Information shown =>
════════════════════
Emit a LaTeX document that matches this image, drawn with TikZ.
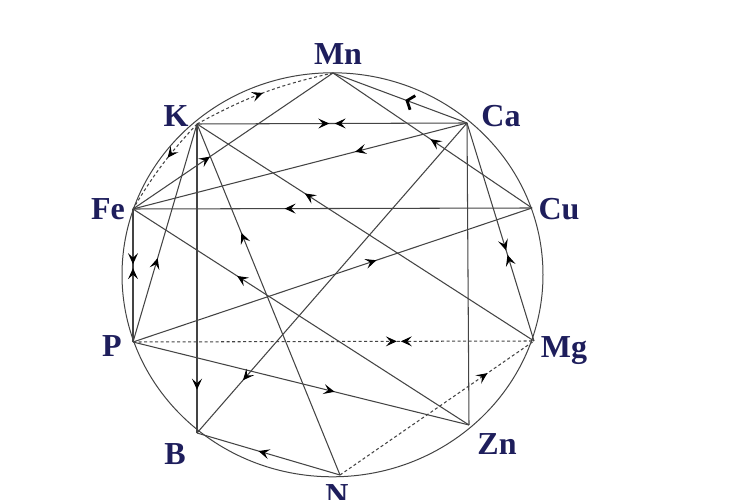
\documentclass[tikz,border=0pt]{standalone}
\usepackage{fontspec}
\setmainfont{Liberation Serif}
\usetikzlibrary{arrows.meta,decorations.markings}
\definecolor{lab}{HTML}{1E1E5C}
\definecolor{ln}{HTML}{444444}
\tikzset{
  tipa/.tip={Stealth[length=11pt,width=10pt,inset=4.5pt,color=black]},
  tipb/.tip={Straight Barb[length=6pt,width=15pt,line width=2.8pt,color=black]},
  edge/.style={draw=ln, line width=1.05pt},
  dline/.style={edge, dash pattern=on 3pt off 2.5pt},
  circ/.style={draw=ln, line width=1pt},
  arr/.style={postaction={decorate,
      decoration={markings, mark=at position #1 with {\arrow{tipa}}}}},
  rarr/.style={postaction={decorate,
      decoration={markings, mark=at position #1 with {\arrowreversed{tipa}}}}},
  barb/.style={postaction={decorate,
      decoration={markings, mark=at position #1 with {\arrow{tipb}}}}},
  lbl/.style={text=lab, font=\fontsize{32}{38}\selectfont\bfseries, anchor=base, inner sep=0pt}
}
\begin{document}
\begin{tikzpicture}[x=1pt,y=1pt]
\useasboundingbox (0,0) rectangle (750,500);
\fill[white] (0,0) rectangle (750,500);
\draw[circ] (332.5,225.2) ellipse [x radius=210.5, y radius=202];
\coordinate (Mn) at (333,427);
\coordinate (K)  at (197,376);
\coordinate (Ca) at (467,377);
\coordinate (Fe) at (133,291);
\coordinate (Cu) at (532,292);
\coordinate (P)  at (133,158);
\coordinate (Mg) at (534,159);
\coordinate (B)  at (197,67);
\coordinate (Zn) at (469,75);
\coordinate (N)  at (340,25);
% connectors
\draw[dline, arr=0.5] (K) to[bend left=8] (Mn);
\draw[dline, arr=0.42] (K) to[bend right=6] (Fe);
\draw[edge, arr=0.49, rarr=0.51] (K) -- (Ca);
\draw[edge, arr=0.335] (Ca) -- (Fe);
\draw[edge, barb=0.46] (Ca) -- (Mn);
\draw[edge, arr=0.51] (Cu) -- (Mn);
\draw[edge, arr=0.385] (Fe) -- (Mn);
\draw[edge, arr=0.86] (K) -- (B);
\draw[edge, arr=0.69] (N) -- (K);
\draw[edge, arr=0.385] (P) -- (K);
\draw[edge, arr=0.68] (Mg) -- (K);
\draw[edge, arr=0.415, rarr=0.445] (Fe) -- (P);
\draw[edge, arr=0.69] (Zn) -- (Fe);
\draw[edge, arr=0.62] (Cu) -- (Fe);
\draw[edge, arr=0.61] (P) -- (Cu);
\draw[dline, arr=0.658, rarr=0.668] (P) -- (Mg);
\draw[edge, arr=0.60] (P) -- (Zn);
\draw[dline, arr=0.76] (N) -- (Mg);
\draw[edge, arr=0.57] (N) -- (B);
\draw[edge, arr=0.83] (Ca) -- (B);
\draw[edge] (Ca) -- (Zn);
\draw[edge, arr=0.585, rarr=0.605] (Ca) -- (Mg);
% labels
\node[lbl] (lMn) at (338,435) {Mn};
\node[lbl] (lK)  at (176,373) {K};
\node[lbl] (lCa) at (501,373) {Ca};
\node[lbl] (lFe) at (108,280) {Fe};
\node[lbl] (lCu) at (559,280) {Cu};
\node[lbl] (lP)  at (112,143) {P};
\node[lbl] (lMg) at (564,142) {Mg};
\node[lbl] (lB)  at (175,35) {B};
\node[lbl] (lZn) at (497,45) {Zn};
\node[lbl] (lN)  at (337,-6) {N};
\end{tikzpicture}
\end{document}
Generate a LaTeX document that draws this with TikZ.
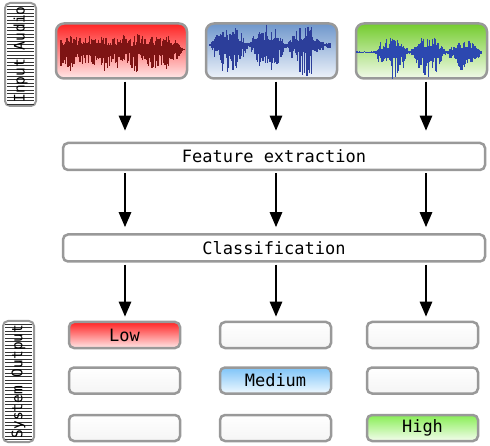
\documentclass[tikz,border=0pt]{standalone}
\usepackage{fontspec}
\setmonofont{DejaVu Sans Mono}
\usetikzlibrary{arrows.meta}

\definecolor{frame}{HTML}{999999}
\definecolor{redtop}{HTML}{FF2424}
\definecolor{redbot}{HTML}{FFE8E8}
\definecolor{bluetop}{HTML}{6F97CC}
\definecolor{bluebot}{HTML}{EEF3FA}
\definecolor{greentop}{HTML}{74CC2E}
\definecolor{greenbot}{HTML}{F2FAEA}
\definecolor{medtop}{HTML}{7EC4F8}
\definecolor{medbot}{HTML}{F0F9FF}
\definecolor{hightop}{HTML}{88EE55}
\definecolor{highbot}{HTML}{F4FDEE}
\definecolor{redwave}{HTML}{7E1414}
\definecolor{bluewave}{HTML}{2C3E9A}
\definecolor{greenwave}{HTML}{2C48B0}

% #1 x from, #2 x to, #3 centre line, #4 colour, #5 envelope of \wt
\newcommand{\wave}[5]{%
  \foreach \k in {0,...,104}{%
    \pgfmathsetmacro{\wt}{\k/104}%
    \pgfmathsetmacro{\xx}{#1+\wt*(#2-#1)}%
    \pgfmathsetmacro{\env}{#5}%
    \pgfmathsetmacro{\up}{\env*(0.25+0.75*rnd)}%
    \pgfmathsetmacro{\dn}{\env*(0.35+1.2*rnd)}%
    \draw[#4, line width=1.2pt] (\xx,#3-\up) -- (\xx,#3+\dn);
  }}

\begin{document}
\begin{tikzpicture}[x=1pt, y=-1pt,
    every node/.style={font=\ttfamily\fontsize{17}{20}\selectfont},
    box/.style={draw=frame, line width=2.5pt, rounded corners=5pt, inner sep=0pt},
    audio/.style={box, rounded corners=8pt, minimum width=131pt, minimum height=55pt},
    stage/.style={box, fill=white, minimum width=422pt, minimum height=27pt},
    outbox/.style={box, minimum width=111pt, minimum height=26pt, top color=white, bottom color=gray!8},
    side/.style={box, line width=2pt, fill=white, minimum width=31pt},
    sidetext/.style={rotate=90, font=\ttfamily\fontsize{14.5}{18}\selectfont},
    arr/.style={line width=2.5pt, -{Triangle[length=15pt,width=12pt]}},
]
\useasboundingbox (0,0) rectangle (490,446);
\pgfmathsetseed{11}

% side labels
\node[side, minimum height=103pt] (ia) at (20.5,54.5) {};
\foreach \yy in {6,9.5,...,104} \draw[line width=0.4pt, black!80] (7,\yy) -- (34,\yy);
\node[sidetext] (iat) at (ia) {Input Audio};

\node[side, minimum height=121pt] (so) at (18.5,381.5) {};
\foreach \yy in {324,327.5,...,440} \draw[line width=0.4pt, black!80] (5,\yy) -- (32,\yy);
\node[sidetext] (sot) at (so) {System Output};

% input audio
\node[audio, top color=redtop, bottom color=redbot] (red) at (121.5,51) {};
\node[audio, top color=bluetop, bottom color=bluebot] (blue) at (271.5,51) {};
\node[audio, top color=greentop, bottom color=greenbot] (green) at (421.5,51) {};

\wave{61}{184}{49}{redwave}{1+14*min(1,(1-\wt)*9)*(0.75+0.25*abs(sin(\wt*1300)))}
\wave{210}{330}{45}{bluewave}{1.5+19*abs(sin(\wt*560))*(1-0.6*(\wt>0.85))}
\wave{357}{481}{52}{greenwave}{0.6+(\wt>0.14)*17*abs(sin((\wt-0.14)*620))*(1-0.3*(\wt>0.7))}

% stages
\node[stage] (fe) at (274,156.5) {Feature extraction};
\node[stage] (cl) at (274,248) {Classification};

% system output
\node[outbox, top color=redtop, bottom color=redbot] (o11) at (124.5,335) {Low};
\node[outbox] (o12) at (275.5,335) {};
\node[outbox] (o13) at (422.5,335) {};
\node[outbox] (o21) at (124.5,380.5) {};
\node[outbox, top color=medtop, bottom color=medbot] (o22) at (275.5,380.5) {Medium};
\node[outbox] (o23) at (422.5,380.5) {};
\node[outbox] (o31) at (124.5,428) {};
\node[outbox] (o32) at (275.5,428) {};
\node[outbox, top color=hightop, bottom color=highbot] (o33) at (422.5,428) {High};

% arrows
\coordinate (c1) at (125,0);
\coordinate (c2) at (276,0);
\coordinate (c3) at (426,0);
\foreach \c/\a in {c1/red, c2/blue, c3/green}
  \draw[arr, shorten <=2pt, shorten >=11pt] (\c |- \a.south) -- (\c |- fe.north);
\foreach \c in {c1, c2, c3}{
  \draw[arr, shorten <=2pt, shorten >=6pt] (\c |- fe.south) -- (\c |- cl.north);
  \draw[arr, shorten <=2pt, shorten >=4pt] (\c |- cl.south) -- (\c |- o11.north);
}
\end{tikzpicture}
\end{document}
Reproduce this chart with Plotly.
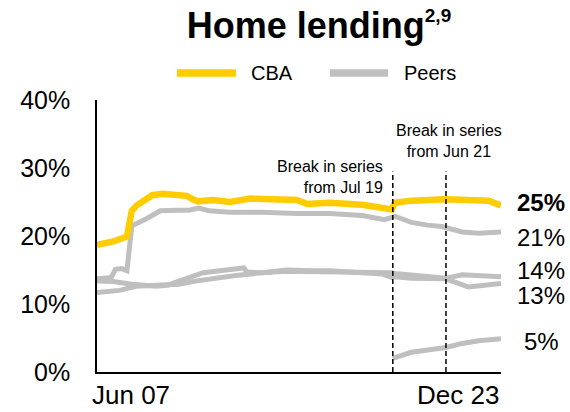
import plotly.graph_objects as go

# ---------------- data ----------------
cba_dates = ["2007-06-01", "2008-02-01", "2008-08-20", "2008-11-01", "2009-01-15", "2009-04-15",
             "2009-09-01", "2010-02-01", "2010-09-01", "2011-02-01", "2011-05-01", "2011-07-15",
             "2012-03-01", "2012-11-01", "2013-09-01", "2014-08-01", "2015-08-01", "2016-01-01",
             "2016-12-01", "2018-04-01", "2019-02-01", "2019-06-15", "2019-08-01", "2020-04-01",
             "2021-09-01", "2023-01-01", "2023-06-01", "2023-12-01"]
cba_vals = [18.7, 19.2, 19.9, 23.7, 24.5, 25.2,
            26.0, 26.2, 26.1, 25.9, 25.4, 25.1,
            25.3, 25.0, 25.5, 25.5, 25.3, 24.7,
            24.9, 24.6, 24.2, 23.9, 24.9, 25.2,
            25.4, 25.3, 25.2, 24.5]

peer1_dates = ["2007-06-01", "2008-01-01", "2008-03-01", "2008-06-01", "2008-08-20", "2008-11-01",
               "2009-06-01", "2010-01-01", "2010-10-01", "2011-03-01", "2011-08-01", "2012-01-01",
               "2012-11-01", "2014-03-01", "2015-08-01", "2016-12-01", "2018-04-01", "2019-03-01",
               "2019-08-01", "2020-04-01", "2020-12-01", "2021-07-01", "2022-05-01", "2023-01-01",
               "2023-12-01"]
peer1_vals = [13.7, 13.9, 15.1, 15.2, 14.9, 21.5,
              22.5, 23.7, 23.8, 23.8, 24.1, 23.7,
              23.5, 23.5, 23.3, 23.3, 23.0, 22.4,
              22.9, 22.0, 21.6, 21.4, 20.6, 20.4,
              20.6]

peer2_dates = ["2007-06-01", "2008-02-01", "2008-11-01", "2009-11-01", "2010-05-01", "2011-02-01",
               "2011-10-01", "2012-06-01", "2013-04-01", "2013-06-01", "2013-07-15", "2014-03-01",
               "2015-03-01", "2016-12-01", "2018-04-01", "2019-02-01", "2019-06-15", "2019-08-01",
               "2020-04-01", "2021-09-01", "2022-05-01", "2023-12-01"]
peer2_vals = [13.4, 13.3, 12.9, 12.6, 12.8, 13.7,
              14.6, 14.9, 15.1, 15.3, 14.7, 14.6,
              14.8, 14.7, 14.8, 14.6, 14.6, 14.5,
              14.3, 13.8, 14.3, 14.0]

peer3_dates = ["2007-06-01", "2008-05-01", "2009-01-01", "2009-11-01", "2010-10-01", "2011-07-01",
               "2012-03-01", "2013-02-01", "2014-03-01", "2015-03-01", "2016-04-01", "2016-12-01",
               "2018-04-01", "2019-02-01", "2019-06-15", "2019-08-01", "2020-04-01", "2021-09-01",
               "2022-08-01", "2023-06-01", "2023-12-01"]
peer3_vals = [11.7, 12.0, 12.6, 12.7, 12.9, 13.4,
              13.8, 14.2, 14.6, 15.0, 14.9, 14.9,
              14.6, 14.4, 13.9, 14.0, 13.8, 13.7,
              12.5, 12.9, 13.0]

peer4_dates = ["2019-07-01", "2020-04-01", "2021-09-01", "2022-05-01", "2023-01-01", "2023-12-01"]
peer4_vals = [2.0, 2.9, 3.6, 4.2, 4.6, 4.9]

x_start, x_end = "2007-06-01", "2023-12-01"
x_tick_labels = ["Jun 07", "Dec 23"]
y_ticks = [0, 10, 20, 30, 40]
y_tick_labels = ["0%", "10%", "20%", "30%", "40%"]

break_dates = ["2019-07-01", "2021-09-01"]
break_texts = ["Break in series<br>from Jul 19", "Break in series<br>from Jun 21"]

end_labels = ["25%", "21%", "14%", "13%", "5%"]
end_label_y = [24.9, 19.8, 14.9, 11.3, 4.5]

title_text = "Home lending"
title_sup = "2,9"
legend_names = ["CBA", "Peers"]

# ---------------- style ----------------
YELLOW = "#FFCC00"
GREY = "#BFBFBF"
FONT = "Liberation Sans, Arial, sans-serif"

fig = go.Figure()
for d, v in [(peer1_dates, peer1_vals), (peer2_dates, peer2_vals),
             (peer3_dates, peer3_vals), (peer4_dates, peer4_vals)]:
    fig.add_trace(go.Scatter(x=d, y=v, mode="lines", line=dict(color=GREY, width=5),
                             showlegend=False, hoverinfo="skip"))
fig.add_trace(go.Scatter(x=cba_dates, y=cba_vals, mode="lines", line=dict(color=YELLOW, width=6.5),
                         showlegend=False, hoverinfo="skip"))

W, H = 570, 412
L, R, T, B = 97, 69, 100, 40
pw, ph = W - L - R, H - T - B

def px(x):
    return (x - L) / pw

def py(y):
    return (H - B - y) / ph

fig.update_layout(
    width=W, height=H,
    margin=dict(l=L, r=R, t=T, b=B, autoexpand=False),
    plot_bgcolor="white", paper_bgcolor="white",
    font=dict(family=FONT, color="black"),
    title=dict(text=f"<b>{title_text}<sup><span style='font-size:19px'>{title_sup}</span></sup></b>",
               font=dict(size=36, family=FONT, color="black"),
               x=319 / W, xanchor="center", xref="container",
               y=1 - 25 / H, yanchor="middle", yref="container"),
    showlegend=False,
)
fig.update_xaxes(type="date", range=[x_start, x_end], showticklabels=False, ticks="",
                 showgrid=False, zeroline=False, showline=True, linecolor="black", linewidth=2)
fig.update_yaxes(range=[0, 40], tickmode="array", tickvals=y_ticks, ticktext=y_tick_labels,
                 ticks="outside", ticklen=20, tickcolor="rgba(0,0,0,0)",
                 showgrid=False, zeroline=False, showline=True, linecolor="black", linewidth=1.5,
                 tickfont=dict(size=25, family=FONT, color="black"))

# break lines
for bd in break_dates:
    fig.add_shape(type="line", xref="x", yref="y", x0=bd, x1=bd, y0=0, y1=29.5,
                  line=dict(color="black", width=1.5, dash="5px,3px"))
fig.add_annotation(x=break_dates[0], y=28.7, xref="x", yref="y", text=break_texts[0],
                   xanchor="right", yanchor="middle", align="right", xshift=-8,
                   showarrow=False, font=dict(size=16, family=FONT, color="black"))
fig.add_annotation(x=break_dates[1], y=33.9, xref="x", yref="y", text=break_texts[1],
                   xanchor="center", yanchor="middle", align="center", xshift=3,
                   showarrow=False, font=dict(size=16, family=FONT, color="black"))

# end labels
for i, (lab, yv) in enumerate(zip(end_labels, end_label_y)):
    txt = f"<b>{lab}</b>" if i == 0 else lab
    fig.add_annotation(x=x_end, y=yv, xref="x", yref="y", text=txt, xanchor="center",
                       yanchor="middle", xshift=40, showarrow=False,
                       font=dict(size=24, family=FONT, color="black"))

# x tick labels
fig.add_annotation(x=x_start, y=0, xref="x", yref="y", text=x_tick_labels[0], xanchor="left",
                   yanchor="top", xshift=-7, yshift=-6, showarrow=False,
                   font=dict(size=26, family=FONT, color="black"))
fig.add_annotation(x=x_end, y=0, xref="x", yref="y", text=x_tick_labels[1], xanchor="right",
                   yanchor="top", xshift=0, yshift=-6, showarrow=False,
                   font=dict(size=26, family=FONT, color="black"))

# legend (manual)
leg_y = 73
for (x0, x1, tx), name, col in zip([(177, 236, 249), (330, 388, 402)], legend_names, [YELLOW, GREY]):
    fig.add_shape(type="line", xref="paper", yref="paper", x0=px(x0), x1=px(x1),
                  y0=py(leg_y), y1=py(leg_y), line=dict(color=col, width=7.5))
    fig.add_annotation(x=px(tx), y=py(leg_y), xref="paper", yref="paper", text=name,
                       xanchor="left", yanchor="middle", showarrow=False,
                       font=dict(size=20, family=FONT, color="black"))

fig.write_html("out.html", config={"displayModeBar": False},
               post_script="document.body.style.margin='0px';")
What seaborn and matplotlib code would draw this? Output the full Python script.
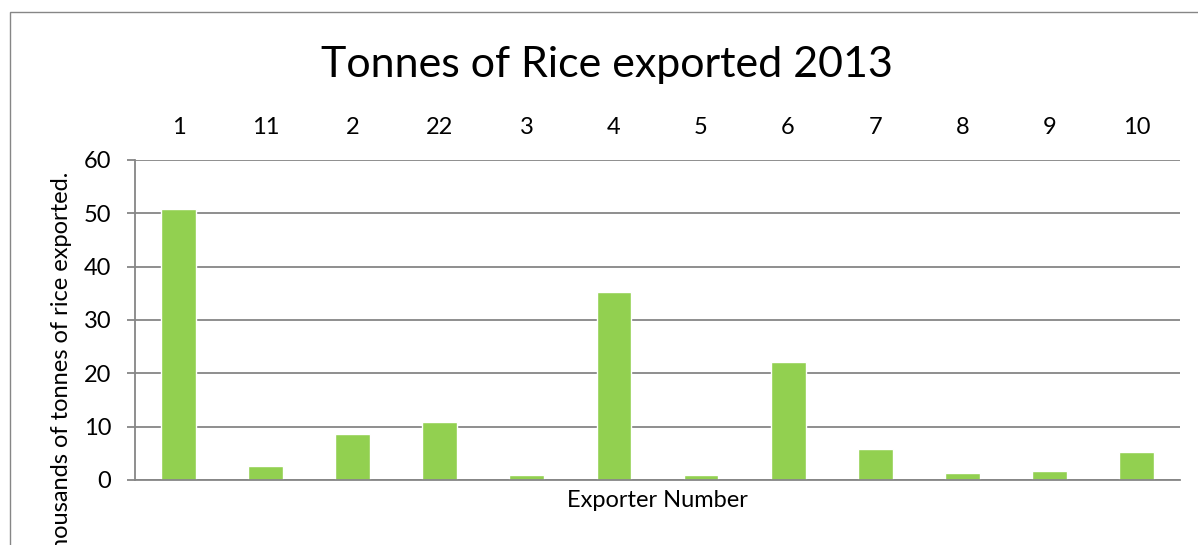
import matplotlib
matplotlib.use('Agg')
import matplotlib.pyplot as plt
import matplotlib.patches as patches
import seaborn as sns

exporters = ['1', '11', '2', '22', '3', '4', '5', '6', '7', '8', '9', '10']
tonnes = [50.9, 2.7, 8.6, 10.9, 0.9, 35.3, 0.9, 22.1, 5.8, 1.3, 1.7, 5.3]

sns.set_style('white')
plt.rcParams['font.family'] = ['Lato', 'DejaVu Sans']
plt.rcParams['text.color'] = 'black'
plt.rcParams['axes.labelcolor'] = 'black'

grey = '#868686'
fig = plt.figure(figsize=(11.98, 5.45), dpi=100)
ax = fig.add_axes([135 / 1198, 65 / 545, 1045 / 1198, 320 / 545])

sns.barplot(x=exporters, y=tonnes, order=exporters, color='#92D050',
            saturation=1, width=0.4, ax=ax, zorder=3)

ax.set_ylim(0, 60)
ax.set_xlim(-0.5, 11.5)
ax.set_yticks(range(0, 61, 10))
ax.yaxis.grid(True, color=grey, lw=1.3)
ax.set_axisbelow(True)

for s in ['top', 'right']:
    ax.spines[s].set_visible(False)
for s in ['left', 'bottom']:
    ax.spines[s].set_color(grey)
    ax.spines[s].set_linewidth(1.3)
    ax.spines[s].set_zorder(4)

# category labels sit above the plot, like the original
ax.xaxis.tick_top()
ax.tick_params(axis='x', length=0, pad=16, labelsize=17, labelcolor='black')
ax.tick_params(axis='y', left=True, length=6, width=1.3, color=grey,
               pad=11, labelsize=17, labelcolor='black')

ax.set_xlabel('Exporter Number', fontsize=17, labelpad=7)
ax.xaxis.set_label_position('bottom')
ax.set_ylabel('Thousands of tonnes of rice exported.', fontsize=17,
              ha='right')
ax.yaxis.set_label_coords(-0.06, (480 - 172) / 320)

fig.suptitle('Tonnes of Rice exported 2013', fontsize=31, y=1 - 65 / 545,
             va='center', x=607 / 1198)

fig.add_artist(patches.Rectangle((9.5 / 1198, -0.2), 1.2, 1.2 - 12 / 545,
                                 fill=False, edgecolor=grey, lw=1,
                                 transform=fig.transFigure, clip_on=False))

fig.savefig('out.png', dpi=100)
════════════════════
Required work =>
Copy out every line in the listing where the word "seaborn" appears.

Result of the task =>
What seaborn and matplotlib code would draw this? Output the full Python script.
import seaborn as sns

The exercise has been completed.